After a 10-year hiatus, Mel Hoppenheim School of Cinema Professor George Ungar has returned to Concordia to teach character animation — a course he last taught in the early 1990s.

Ungar is excited about his own work in animation, so the timing was right for a return to teaching. He says, “I was away from animation for about 10 years — and prior to that it had been my whole life. Now I’m in a kind of groove with my own work.”

The project that has Ungar drawing again is The Prayer Book, a feature film combining live action with animated sequences. It’s the story of Ben, a restless 30-year-old animator trying to come to terms with his Jewishness while grappling with the dilemma of whether or not to settle down."

The key to understanding Ben’s childhood and adult psyche is his sketchbook. Here, all his fantasies and dreams are revealed. One of the challenges for Ungar has been to do convincing sketchbook-style drawings for a character who grows from 11 to 30 during the course of the film. The drawings then form the basis for animated sequences. In Being Ben — a just-released 60-second film that will eventually form part of The Prayer Book — we see 11-year-old Ben deep in his own world, sketching out a surrealistic fantasy which sees him as the media mogul heading up “Ben Studios.”
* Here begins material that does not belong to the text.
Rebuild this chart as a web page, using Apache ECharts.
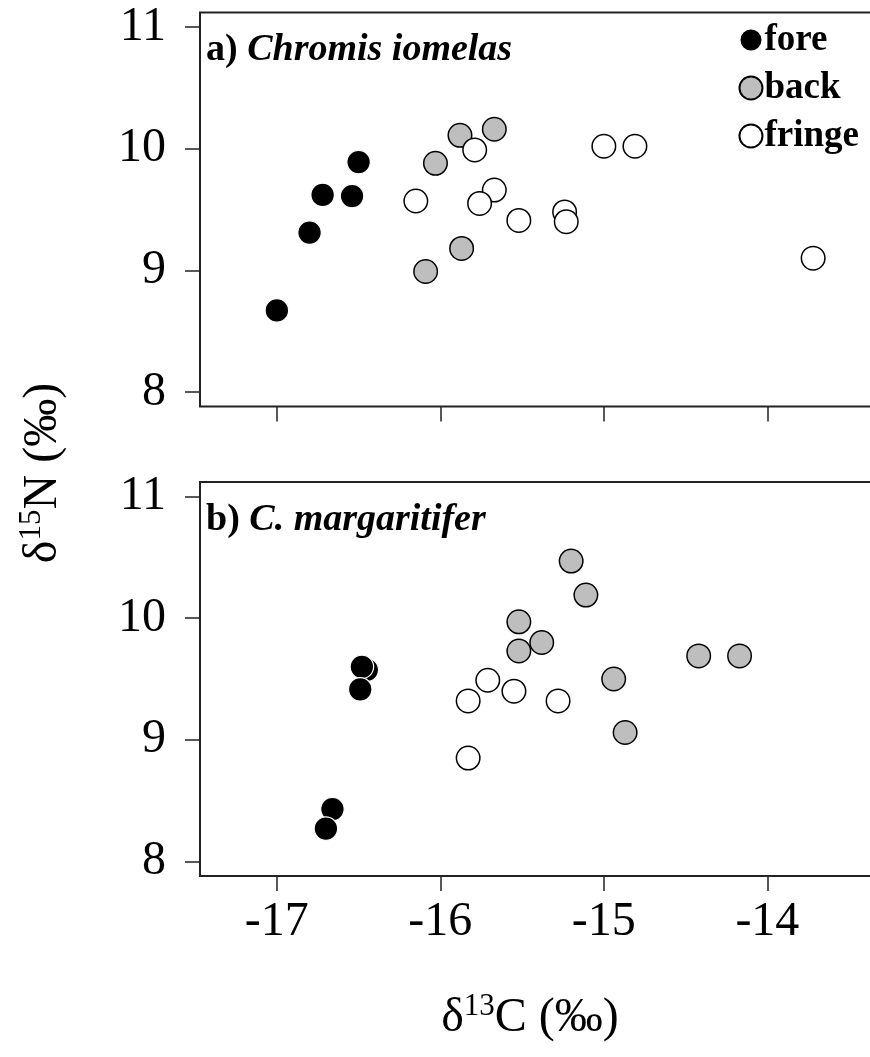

Ungar says the animation for The Prayer Book, which he is doing entirely solo, is some of the most challenging of his career. “As animators, we’re taught to storyboard everything,” he explains. “However, once a storyboard is done, it tends to put a stop to anything else happening in the process. From that point on it’s just execution.” So Ungar has thrown out the storyboard in an effort to make his animation more fluid, and to leave himself more open to change.

Born in Budapest but raised in Toronto, Ungar came to Montreal in the late 1970s and wound up on the animation team for the 1981 cult classic Heavy Metal. He remained an animator until stumbling across a fabulous story that needed to be told as a documentary. It took Ungar more than a decade to complete the Genie-award-winning feature doc The Champagne Safari, which chronicles the life of efficiency expert and Nazi sympathizer Charles Bedaux — a man who once embarked on an expedition through the Rockies along with his wife and mistress, cases of champagne and caviar, 53 cowboys, and an Oscar-winning cinematographer.

Ungar says documentary taught him “a whole new film grammar.” It’s one he’s keen to continue using. In addition to The Prayer Book, he is also developing a documentary on the close friendship between Leonard Cohen and Irving Layton. Tentatively titled Are You Sure You’re Doing the Wrong Thing?, the film has received financial support from Concordia’s Institute of Canadian Jewish Studies.

Ungar, who is going to Greece in June to film a gathering of Cohen enthusiasts, says the two men were remarkably influential. “Leonard brought Patti Smith up here in the 1970s to meet with Irving. Other artists who would pass through town would seek out Irving and Leonard. Irving wasn’t running down to New York to hang out with Ginsberg and others. They were coming here.”